Yeehaw Junction is at the intersection of US-441 and State Road 60 between Vero Beach and Lake Wales. It is also the name of an exit on the Florida Turnpike.
At one time it was a station on the now abandoned Florida East Coast Railway's Okeechobee branch.
Many theories exist about how it got its name, but Allen Morris's book, "Florida Place Names", says it a corruption of the Creek Indian word "yaha", which means wolf.
In the more than half century I have been driving through it, changes have been very few.
A couple of gas stations, maybe a motel that came and went, a new connection to the Florida Turnpike, a tourist trap souvenir shop, not much else.
One constant you could always count on was the Desert Inn, a unique combination of bar, restaurant and hotel that has been there so long it's on The National Register of Historic Places.
It closed a couple of years ago, but still survived as a reminder of Old Florida. The chili served in the Desert Inn used to be among the best in the western world. They also had some modest rooms for the tired traveler.

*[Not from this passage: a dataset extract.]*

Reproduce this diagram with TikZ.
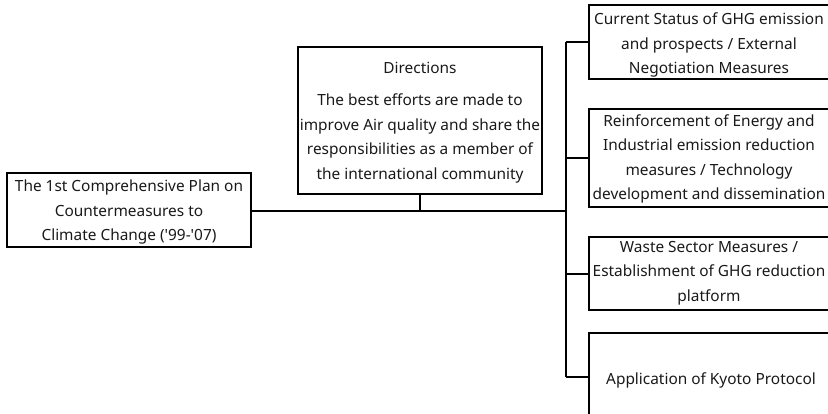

In my early years in Florida, Yeehaw Junction was where you had no other choice to go if your car or truck broke down anywhere in the wilderness that exists on all four compass points.
Many years ago there was a service station in Yeehaw Junction that sold tires to replace those that might have blown out on a unfortunate traveler's vehicle.
Those tires were the most expensive in the State of Florida.
Now that the Desert Inn is closed and nearly destroyed, the destiny of Yeehaw Junction might soon be nothing but a memory shared by Florida natives and long time residents.